Organize Your Life: Choosing The Best Shoe Storage Containers For Your Closet

Shoes taking over your life? Read these quick tips on how to choose the best shoe organizer for your closet and your life.

You may not be Carrie Bradshaw, but suddenly, your shoe collection has hit critical mass and has spread out of your closet and all over your bedroom. Getting all of your shoes organized will not only make you room look neater, it will make your shoes last longer because they will be properly stored. And coordinating the perfect outfit will be a snap, because all of your shoe choices will be readily accessible.

There are tons of ready made shoe organizers on the market, all you need to do is decide what type will work best for your particular closet. The easiest way to narrow down your choices is to first decide where you want to put your organizer - on the floor, on a shelf, or on the back of the closet or bedroom door. Each style has its pros and cons, so let's look at them one at a time.

The most common shoe organizers sit on the floor. They come in a variety of sizes, you don't have to worry about rogue shoes landing on your head if they fall off the rack, and your shoes will be easy to reach. The drawbacks to floor style racks, are that the floor of you closet may not be the most well-lit area in the world, so you may not easily be able to tell which pair is the cream pair and which is the pale green. You also have to consider the cleaning factor - dust may gather under an open style rack, so you should think about whether you will have to move the whole rack out of the closet occasionally to mop underneath it.



Shelf racks offer another option. On the plus side, they are usually eye level or a little higher, so you have a great view of what you have and where you have it. On the other hand, many of us have very limited shelf space in the bedroom closet, and may need to allocate that space to sweaters, handbags, or other bulky items. If you have a linen closet in your hallway that is under-utilized, consider moving some of the shoes you don't wear every day to a shelf rack in there.

Last, we have shoe organizers that attach to the back of a door. Most of these are made of canvas or plastic, and have rows of pouches that can hold one or two shoes depending on their size. When you are considering one of these types of organizers, first check out how they need to be attached. While most have hooks that slip over the door, making set up a 60 second affair, some require hardware or hooks to be screwed into the door. If drilling holes in your door is going to make you crazy (or you live in a rental and ever want to see your security deposit again), look for the over the door hooks. If seeing the front of the hooks from the outside every time you close the bedroom or closet door is going to disturb you asthetically, consider drilling the holes.

The more hooks across the top, the more stable the organizer is likely to be - a piece with four hooks is going to swing around less when the door is opened than one with two hooks. Many door organizers now come with straps or hooks near the bottom of them that also attach to the door - these are great to prevent the organizer swinging about when it is full whenever you open and close the door. The key to successfully balancing the weight on a door organizer so it doesn't want to swing too much or fall down, is to place the heaviest shoes on the bottom row, and to try and balance the weight it is bearing evenly from side to side.

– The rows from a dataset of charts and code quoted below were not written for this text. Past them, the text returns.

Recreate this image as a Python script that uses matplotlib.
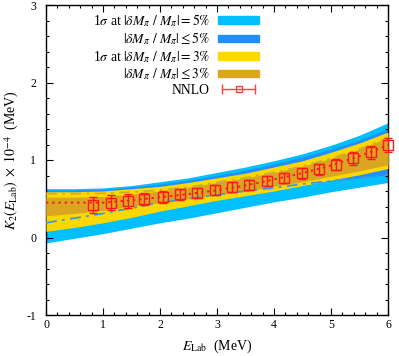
import numpy as np
import matplotlib
matplotlib.use("Agg")
import matplotlib.pyplot as plt
from matplotlib.patches import Patch
from matplotlib.lines import Line2D
from matplotlib.legend_handler import HandlerLine2D, HandlerTuple

plt.rcParams['font.family'] = ['Liberation Serif', 'DejaVu Serif']
plt.rcParams['mathtext.fontset'] = 'stix'
plt.rcParams['axes.unicode_minus'] = False

# ---- data ----
E_grid = [0.0, 0.5, 1.0, 1.5, 2.0, 2.5, 3.0, 3.5, 4.0, 4.5, 5.0, 5.5, 6.0]
cyan_top   = [0.63, 0.63, 0.64, 0.67, 0.72, 0.77, 0.84, 0.91, 0.99, 1.08, 1.19, 1.32, 1.48]
cyan_bot   = [-0.07, -0.01, 0.05, 0.12, 0.19, 0.25, 0.32, 0.39, 0.46, 0.52, 0.59, 0.65, 0.71]
blue_top   = [0.61, 0.61, 0.62, 0.65, 0.69, 0.74, 0.80, 0.87, 0.95, 1.04, 1.14, 1.26, 1.40]
blue_bot   = [0.19, 0.25, 0.31, 0.38, 0.45, 0.50, 0.55, 0.60, 0.64, 0.69, 0.73, 0.77, 0.81]
yellow_top = [0.59, 0.59, 0.60, 0.63, 0.66, 0.71, 0.77, 0.83, 0.91, 0.99, 1.10, 1.22, 1.36]
yellow_bot = [0.08, 0.13, 0.19, 0.26, 0.34, 0.41, 0.48, 0.54, 0.60, 0.67, 0.74, 0.81, 0.89]
gold_top   = [0.52, 0.52, 0.53, 0.56, 0.60, 0.65, 0.71, 0.77, 0.84, 0.92, 1.02, 1.14, 1.29]
gold_bot   = [0.28, 0.31, 0.35, 0.40, 0.45, 0.50, 0.55, 0.60, 0.66, 0.72, 0.79, 0.86, 0.94]
gold_line  = [0.565, 0.565, 0.57, 0.585, 0.61, 0.65, 0.71, 0.77, 0.84, 0.92, 1.02, 1.14, 1.29]
central    = [0.45, 0.45, 0.45, 0.48, 0.52, 0.56, 0.61, 0.67, 0.75, 0.83, 0.93, 1.05, 1.19]

E_pts = [0.82, 1.14, 1.44, 1.72, 2.05, 2.35, 2.65, 2.96, 3.26, 3.56,
         3.88, 4.18, 4.49, 4.79, 5.09, 5.39, 5.70, 6.00]
K_pts = [0.42, 0.45, 0.47, 0.50, 0.52, 0.555, 0.58, 0.61, 0.65, 0.68,
         0.73, 0.77, 0.83, 0.88, 0.94, 1.02, 1.10, 1.19]
K_err = [0.10, 0.10, 0.09, 0.08, 0.075, 0.07, 0.065, 0.065, 0.065, 0.065,
         0.065, 0.065, 0.07, 0.07, 0.075, 0.08, 0.085, 0.09]

labels = [r"1$\sigma$ at $|\delta M_\pi\ /\ M_\pi| = 5\%$",
          r"$|\delta M_\pi\ /\ M_\pi| \leq 5\%$",
          r"1$\sigma$ at $|\delta M_\pi\ /\ M_\pi| = 3\%$",
          r"$|\delta M_\pi\ /\ M_\pi| \leq 3\%$",
          "NNLO"]
xticks = [0, 1, 2, 3, 4, 5, 6]
yticks = [-1, 0, 1, 2, 3]

c_cyan = "#00BFFF"
c_blue = "#1E90FF"
c_yellow = "#FFD700"
c_gold = "#DAA520"
c_red = "#FF1A1A"

fig = plt.figure(figsize=(3.99, 3.56), dpi=100)
ax = fig.add_axes([46/399, 1-315/356, (388-46)/399, (315-5)/356])

ax.fill_between(E_grid, cyan_bot, cyan_top, color=c_cyan, lw=0, zorder=1)
ax.fill_between(E_grid, blue_bot, blue_top, color=c_blue, lw=0, zorder=2)
ax.fill_between(E_grid, yellow_bot, yellow_top, color=c_yellow, lw=0, zorder=3)
ax.fill_between(E_grid, gold_bot, gold_top, color=c_gold, lw=0, zorder=4)
ax.plot(E_grid, gold_line, color="#C9B030", lw=1.3, ls=(0, (6, 3, 1.5, 3)), zorder=5)
ax.plot(E_grid, blue_bot, color="#3A9BE0", lw=1.3, ls=(0, (6, 3, 1.5, 3)), zorder=5)
ax.plot(E_grid, central, color=c_red, lw=1.4, ls=(0, (1.2, 2.0)), zorder=6)
ax.errorbar(E_pts, K_pts, yerr=K_err, fmt='s', ms=6.5, mfc='none', mec=c_red,
            mew=1.0, ecolor=c_red, elinewidth=1.0, capsize=3, capthick=1.0,
            zorder=7, clip_on=False)

ax.set_xlim(0, 6)
ax.set_ylim(-1, 3)
ax.set_xticks(xticks)
ax.set_yticks(yticks)
ax.set_xticklabels([str(v) for v in xticks])
ax.set_yticklabels([str(v) for v in yticks])
ax.set_xticks(np.arange(0, 6.01, 0.2), minor=True)
ax.set_yticks(np.arange(-1, 3.01, 0.2), minor=True)
ax.tick_params(which='both', direction='in', top=True, right=True, labelsize=8.5, width=0.8)
ax.tick_params(which='major', length=5)
ax.tick_params(axis='x', which='major', pad=3)
ax.tick_params(axis='y', which='major', pad=7)
ax.tick_params(which='minor', length=2.5)
for s in ax.spines.values():
    s.set_linewidth(1.0)

ax.set_xlabel(r"$E_{\mathrm{Lab}}$  (MeV)", fontsize=10, labelpad=5)
ax.set_ylabel(r"$K_2(E_{\mathrm{Lab}})\ \times\ 10^{-4}$  (MeV)", fontsize=10, labelpad=4)

# legend
h_cyan = Patch(color=c_cyan)
h_blue = Patch(color=c_blue)
h_yel = Patch(color=c_yellow)
h_gold = Patch(color=c_gold)
l_bar = Line2D([], [], color="#FF4040", lw=1.0, marker='|', ms=7, mew=1.0)
l_sq = Line2D([], [], ls='none', marker='s', ms=5, mfc='none', mec="#FF4040", mew=1.0)
hmap = {l_bar: HandlerLine2D(numpoints=2), l_sq: HandlerLine2D(numpoints=1),
        tuple: HandlerTuple(ndivide=1, pad=0)}
leg = fig.legend([h_cyan, h_blue, h_yel, h_gold, (l_bar, l_sq)], labels,
                 loc='upper right', bbox_to_anchor=(259/399, 1-12/356),
                 frameon=False, markerfirst=False, fontsize=9.8,
                 handlelength=3.0, handleheight=0.5, labelspacing=0.12,
                 handletextpad=0.6, borderpad=0, borderaxespad=0,
                 handler_map=hmap)

fig.savefig("out.png", dpi=100)
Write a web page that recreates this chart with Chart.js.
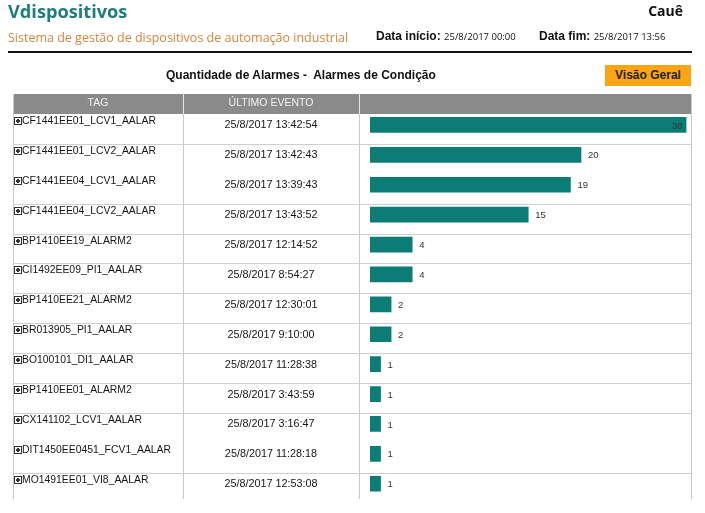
<!DOCTYPE html>
<html>
<head>
<meta charset="utf-8">
<script src="https://cdn.jsdelivr.net/npm/chart.js@4/dist/chart.umd.min.js"></script>
<style>
  body { margin: 0; background: #fff; width: 705px; height: 513px; overflow: hidden; position: relative; font-family: "Liberation Sans", Arial, sans-serif; }
  #chart { position: absolute; left: 0; top: 0; }
  .abs { position: absolute; white-space: nowrap; }
  #brand { left: 8px; top: -1px; font: bold 18.2px "Open Sans", sans-serif; color: #1b7f7d; }
  #sub { left: 8px; top: 29px; font: 12.5px "Open Sans", sans-serif; color: #e0823d; }
  #user { right: 22px; top: 1px; font: bold 14px "Open Sans", sans-serif; color: #111; }
  .dl { top: 29px; font: bold 12px "Liberation Sans", Arial, sans-serif; color: #111; }
  .dl span { font: 9.5px "Open Sans", sans-serif; font-weight: normal; }
  #rule { left: 8px; top: 51px; width: 684px; height: 2px; background: #111; }
  #ctitle { left: 166px; top: 68px; font: bold 12px "Liberation Sans", Arial, sans-serif; color: #111; }
  #btn { left: 605px; top: 65px; width: 86px; height: 21px; background: #fba514; font: bold 12px "Liberation Sans", Arial, sans-serif; color: #222; text-align: center; line-height: 20px; }
</style>
</head>
<body>
<canvas id="chart" width="705" height="513"></canvas>
<div class="abs" id="brand">Vdispositivos</div>
<div class="abs" id="sub">Sistema de gestão de dispositivos de automação industrial</div>
<div class="abs" id="user">Cauê</div>
<div class="abs dl" style="left:376px">Data início: <span>25/8/2017 00:00</span></div>
<div class="abs dl" style="left:539px">Data fim: <span>25/8/2017 13:56</span></div>
<div class="abs" id="rule"></div>
<div class="abs" id="ctitle">Quantidade de Alarmes -&nbsp; Alarmes de Condição</div>
<div class="abs" id="btn">Visão Geral</div>
<script>
// --- data ---
const tags = [
    "CF1441EE01_LCV1_AALAR", "CF1441EE01_LCV2_AALAR", "CF1441EE04_LCV1_AALAR",
    "CF1441EE04_LCV2_AALAR", "BP1410EE19_ALARM2", "CI1492EE09_PI1_AALAR",
    "BP1410EE21_ALARM2", "BR013905_PI1_AALAR", "BO100101_DI1_AALAR",
    "BP1410EE01_ALARM2", "CX141102_LCV1_AALAR", "DIT1450EE0451_FCV1_AALAR",
    "MO1491EE01_VI8_AALAR"
];
const lastEvents = [
    "25/8/2017 13:42:54", "25/8/2017 13:42:43", "25/8/2017 13:39:43",
    "25/8/2017 13:43:52", "25/8/2017 12:14:52", "25/8/2017 8:54:27",
    "25/8/2017 12:30:01", "25/8/2017 9:10:00", "25/8/2017 11:28:38",
    "25/8/2017 3:43:59", "25/8/2017 3:16:47", "25/8/2017 11:28:18",
    "25/8/2017 12:53:08"
];
const alarmCounts = [30, 20, 19, 15, 4, 4, 2, 2, 1, 1, 1, 1, 1];
const maxCount = 30;

// table geometry
const colX = [13, 183, 359, 691];
const headerTop = 94, headerBottom = 114, tableBottom = 499;
const hiddenRules = [2, 11]; // separators the source page doesn't show

// --- draws table grid, header and text columns behind the bars ---
const tablePlugin = {
    id: "table",
    beforeDatasetsDraw(chart) {
        const ctx = chart.ctx;
        const yScale = chart.scales.y;
        ctx.save();

        // header band
        ctx.fillStyle = "#8a8a8a";
        ctx.fillRect(colX[0], headerTop, colX[3] - colX[0], headerBottom - headerTop);
        ctx.fillStyle = "#f2f2f2";
        ctx.font = "10.5px 'Liberation Sans', Arial, sans-serif";
        ctx.textAlign = "center";
        ctx.textBaseline = "middle";
        ctx.fillText("TAG", (colX[0] + colX[1]) / 2, 103);
        ctx.fillText("ÚLTIMO EVENTO", (colX[1] + colX[2]) / 2, 103);

        // vertical lines
        ctx.strokeStyle = "#c8c8c8";
        ctx.lineWidth = 1;
        colX.forEach((x, i) => {
            ctx.beginPath();
            ctx.moveTo(x + 0.5, i === 0 || i === 3 ? headerTop : headerBottom);
            ctx.lineTo(x + 0.5, tableBottom);
            ctx.stroke();
        });
        ctx.strokeStyle = "#e6e6e6";
        [colX[1], colX[2]].forEach(x => {
            ctx.beginPath();
            ctx.moveTo(x + 0.5, headerTop);
            ctx.lineTo(x + 0.5, headerBottom);
            ctx.stroke();
        });

        // row separators + text
        ctx.strokeStyle = "#cfcfcf";
        tags.forEach((tag, i) => {
            const cy = yScale.getPixelForValue(i);
            if (i > 0 && !hiddenRules.includes(i)) {
                const ry = Math.round(cy - 11) + 0.5;
                ctx.beginPath();
                ctx.moveTo(colX[0], ry);
                ctx.lineTo(colX[3], ry);
                ctx.stroke();
            }
            // plus box icon
            const ty = Math.round(cy - 4);
            ctx.strokeStyle = "#333";
            ctx.strokeRect(14.5, ty - 3.5, 7, 7);
            ctx.fillStyle = "#333";
            ctx.fillRect(16, ty - 1, 4, 2);
            ctx.fillRect(17, ty - 2, 2, 4);
            ctx.strokeStyle = "#cfcfcf";

            ctx.fillStyle = "#151515";
            ctx.font = "10.4px 'Liberation Sans', Arial, sans-serif";
            ctx.textAlign = "left";
            ctx.fillText(tag, 22, ty);
            ctx.font = "10.8px 'Liberation Sans', Arial, sans-serif";
            ctx.textAlign = "center";
            ctx.fillText(lastEvents[i], (colX[1] + colX[2]) / 2, cy + 0.5);
        });
        ctx.restore();
    },
    afterDatasetsDraw(chart) {
        const ctx = chart.ctx;
        const meta = chart.getDatasetMeta(0);
        ctx.save();
        ctx.font = "9.5px 'Liberation Sans', Arial, sans-serif";
        ctx.textBaseline = "middle";
        ctx.fillStyle = "#333";
        meta.data.forEach((bar, i) => {
            const label = String(alarmCounts[i]);
            const w = ctx.measureText(label).width;
            if (bar.x + 8 + w > chart.chartArea.right) {
                ctx.textAlign = "right";
                ctx.fillText(label, bar.x - 4, bar.y + 1);
            } else {
                ctx.textAlign = "left";
                ctx.fillText(label, bar.x + 7, bar.y + 1);
            }
        });
        ctx.restore();
    }
};

new Chart(document.getElementById("chart"), {
    type: "bar",
    data: {
        labels: tags,
        datasets: [{
            data: alarmCounts,
            backgroundColor: "#0b7d76",
            barThickness: 15
        }]
    },
    options: {
        indexAxis: "y",
        responsive: false,
        animation: false,
        layout: { padding: { left: 370, right: 18.5, top: 110, bottom: 14.3 } },
        plugins: { legend: { display: false }, tooltip: { enabled: false } },
        scales: {
            x: { min: 0, max: maxCount, display: false },
            y: { display: false }
        }
    },
    plugins: [tablePlugin]
});
</script>
</body>
</html>
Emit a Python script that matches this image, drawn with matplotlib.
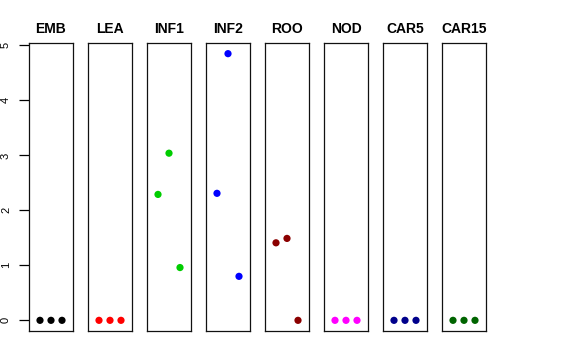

Now that you know where you want to put your organizer, decide whether you want an open style rack, or a closed one. The closed racks look like little cubbyholes or divided bookshelves, the open ones are generally rows of pipe or wooden dowels. The closed racks are better at dust prevention, you wind up dusting the top of the rack rather than having to dust under it (and the shoes that are in it), but the open rack styles tend to be more flexible as to the number and size of shoes it can hold. If you are pressed for space and have a lot of shoes, try the open style; if are more pressed for cleaning time, or have things other than shoes to put in there (handbags, belts and other accessories), the closed racks will probably be a better choice.

Now that you have decided exactly what type of shoe organizer you need, the only thing left to do is to choose one that most closely matches your room d├ęcor and your budget. Organizing your shoes does not have to be an awful chore, and who knows - once you get all the shoes you already have in a space of their own, you may find you have the room for even more.